The huge ferris wheel that sites suspended between the two towers of Studio City on the 23rd floor is another of the main attractions. You´re taken on a figure of eight trip with impressive views over Macau.
There are almost 1,600 rooms in the 2 towers called Star Tower and Celebrity Tower.
The rooms in the Star Tower are pretty luxurious- 65 square metres of space with a 55-inch TVs, premium coffee machines and huge beds
The Celebrity Tower rooms are more economical- but they are still huge by most standards. You´ll find king sized beds in here too.
There´s a large indoor swimming pool with a Riverscape water park, a Zensa spa on site, and plenty of restaurants. The restaurants all have more of a "coffee shop" feel to them than other casinos we have been to in Macau - apart from on high end Japanese restaurant. They are all pretty informal- there´s an Italian, an Asian eatery called "Spice Road" (Malaysian, Thai and Vietnamese) and a noodle bar that we went to. The food was great (particularly the sushi). The service was OK.

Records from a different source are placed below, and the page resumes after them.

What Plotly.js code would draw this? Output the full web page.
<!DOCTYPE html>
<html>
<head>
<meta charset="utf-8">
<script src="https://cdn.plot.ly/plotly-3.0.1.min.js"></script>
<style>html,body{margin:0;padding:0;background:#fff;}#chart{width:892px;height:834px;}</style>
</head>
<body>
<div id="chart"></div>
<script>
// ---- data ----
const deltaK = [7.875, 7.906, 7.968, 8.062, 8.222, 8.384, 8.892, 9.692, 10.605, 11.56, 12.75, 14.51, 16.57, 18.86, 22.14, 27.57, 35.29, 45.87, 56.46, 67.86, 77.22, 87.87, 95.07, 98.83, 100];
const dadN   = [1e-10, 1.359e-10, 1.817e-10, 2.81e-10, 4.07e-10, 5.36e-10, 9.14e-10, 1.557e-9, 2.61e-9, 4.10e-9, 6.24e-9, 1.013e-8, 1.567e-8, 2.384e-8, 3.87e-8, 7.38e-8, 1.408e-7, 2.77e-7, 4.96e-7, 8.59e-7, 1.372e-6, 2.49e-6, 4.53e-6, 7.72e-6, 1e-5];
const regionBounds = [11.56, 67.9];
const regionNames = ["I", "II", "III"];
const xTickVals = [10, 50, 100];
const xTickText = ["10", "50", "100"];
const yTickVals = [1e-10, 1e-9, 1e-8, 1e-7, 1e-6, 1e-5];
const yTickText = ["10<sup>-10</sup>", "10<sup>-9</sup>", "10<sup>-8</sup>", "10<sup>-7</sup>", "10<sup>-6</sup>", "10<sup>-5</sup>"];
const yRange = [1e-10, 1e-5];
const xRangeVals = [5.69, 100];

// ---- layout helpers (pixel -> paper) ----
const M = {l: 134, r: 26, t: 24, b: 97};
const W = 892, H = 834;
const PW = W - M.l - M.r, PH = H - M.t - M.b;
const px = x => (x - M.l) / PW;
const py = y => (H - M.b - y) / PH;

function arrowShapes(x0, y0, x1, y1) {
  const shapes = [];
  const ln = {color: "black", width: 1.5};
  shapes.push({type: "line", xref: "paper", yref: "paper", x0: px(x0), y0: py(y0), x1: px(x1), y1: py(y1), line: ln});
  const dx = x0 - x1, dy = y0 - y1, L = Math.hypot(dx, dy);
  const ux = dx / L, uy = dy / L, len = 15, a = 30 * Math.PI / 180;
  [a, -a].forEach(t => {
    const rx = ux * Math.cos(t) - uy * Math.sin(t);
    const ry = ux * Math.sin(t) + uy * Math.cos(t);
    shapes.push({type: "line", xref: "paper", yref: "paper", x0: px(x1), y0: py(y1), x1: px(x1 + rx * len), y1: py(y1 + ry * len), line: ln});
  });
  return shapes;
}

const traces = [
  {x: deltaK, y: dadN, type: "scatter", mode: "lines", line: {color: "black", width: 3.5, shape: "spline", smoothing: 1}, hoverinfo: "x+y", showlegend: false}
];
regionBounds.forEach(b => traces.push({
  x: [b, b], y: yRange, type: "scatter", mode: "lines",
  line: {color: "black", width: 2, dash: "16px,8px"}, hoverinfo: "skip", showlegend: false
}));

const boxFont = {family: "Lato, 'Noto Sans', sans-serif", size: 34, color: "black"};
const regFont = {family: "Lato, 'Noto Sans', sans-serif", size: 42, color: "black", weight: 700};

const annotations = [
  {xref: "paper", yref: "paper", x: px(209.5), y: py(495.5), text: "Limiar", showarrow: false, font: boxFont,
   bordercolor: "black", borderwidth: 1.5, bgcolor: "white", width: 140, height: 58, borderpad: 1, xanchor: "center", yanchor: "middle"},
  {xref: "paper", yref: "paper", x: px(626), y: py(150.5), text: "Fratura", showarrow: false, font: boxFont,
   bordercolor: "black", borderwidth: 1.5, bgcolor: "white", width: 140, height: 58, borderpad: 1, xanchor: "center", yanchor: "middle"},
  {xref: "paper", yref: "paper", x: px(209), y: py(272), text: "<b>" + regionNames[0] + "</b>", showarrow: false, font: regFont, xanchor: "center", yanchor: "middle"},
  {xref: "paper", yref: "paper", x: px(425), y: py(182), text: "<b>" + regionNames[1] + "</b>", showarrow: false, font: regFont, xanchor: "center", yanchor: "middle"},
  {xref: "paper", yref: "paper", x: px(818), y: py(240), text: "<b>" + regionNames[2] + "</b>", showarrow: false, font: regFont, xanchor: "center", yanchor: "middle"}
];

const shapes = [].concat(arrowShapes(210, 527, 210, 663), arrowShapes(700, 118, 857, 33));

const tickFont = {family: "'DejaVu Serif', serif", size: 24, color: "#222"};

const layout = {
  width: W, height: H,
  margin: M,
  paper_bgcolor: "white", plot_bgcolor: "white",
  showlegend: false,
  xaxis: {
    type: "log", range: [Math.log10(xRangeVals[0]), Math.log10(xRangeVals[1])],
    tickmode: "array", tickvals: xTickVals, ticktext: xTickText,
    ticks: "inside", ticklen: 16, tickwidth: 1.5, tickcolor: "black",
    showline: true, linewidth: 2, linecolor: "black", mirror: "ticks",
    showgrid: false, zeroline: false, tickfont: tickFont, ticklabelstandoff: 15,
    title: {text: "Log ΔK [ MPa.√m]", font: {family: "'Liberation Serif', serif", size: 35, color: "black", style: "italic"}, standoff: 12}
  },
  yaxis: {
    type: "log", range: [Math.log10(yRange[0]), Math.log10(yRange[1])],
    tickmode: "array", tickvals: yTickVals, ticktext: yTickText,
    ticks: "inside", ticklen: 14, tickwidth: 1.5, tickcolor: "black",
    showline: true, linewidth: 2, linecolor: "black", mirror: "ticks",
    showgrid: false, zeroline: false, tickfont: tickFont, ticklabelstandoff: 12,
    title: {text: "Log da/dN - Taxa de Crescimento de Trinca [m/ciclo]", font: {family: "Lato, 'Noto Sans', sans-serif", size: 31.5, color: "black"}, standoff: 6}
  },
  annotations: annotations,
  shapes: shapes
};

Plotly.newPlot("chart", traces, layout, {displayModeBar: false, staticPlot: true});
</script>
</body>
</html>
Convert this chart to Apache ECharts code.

It´s not as big as the Venetian or the City of Dreams but it´s still big, and we noticed that they are trying hard to attract normal punters rather than high roller baccarat players here- you still see lots of HK$1000 baccarat tables though. It all looks very swanky, as you would expect, with red carpets and enormous chandeliers and great expanses of marble flooring, and there are around 1,500 slot machines and 500 gaming tables.
We noticed a friendlier approach to casual gamers here, with more lower limit tables available. There are more slot machines in general that you would expect at a Macau casino, and plenty of choice when it comes to roulette- with a big selection of live tables (we played European roulette with a HK$50 minimum bet, HK$200 on the outside bets- you get better roulette odds than you would on American Roulette, so thumbs up for that one), plus plenty of auto-roulette wheels and video roulette games.
We bet on the number 17 4 times in a row (this was for a friend. The number didn´t come in until the eighth spin (we missed it) and then it came up 2 more times in the next 5 spins (!).
We did have a great run playing a combination of our Two Column System, occasionally switching to Martingale on the even money bets. Result? HK$1000 up on the session which more than paid for our meal and drinks. You could say we got lucky.
The bottom line is that we enjoyed our stay here, and we think they have pulled off the entertainment angle in this new Macau hotel. For us, that wasn´t the 4D Batman ride (although that was OK), but there was plenty to do here other than have a fliutter on the tables- the pool area is great, and although the Pacha nightclub was a bit lame (it was a Wednesday I guess but why no music?), in general we found the service very welcoming- you don´t feel like a second rate citizen here if you aren´t frequenting the VIP baccarat rooms- I think that´s the main difference.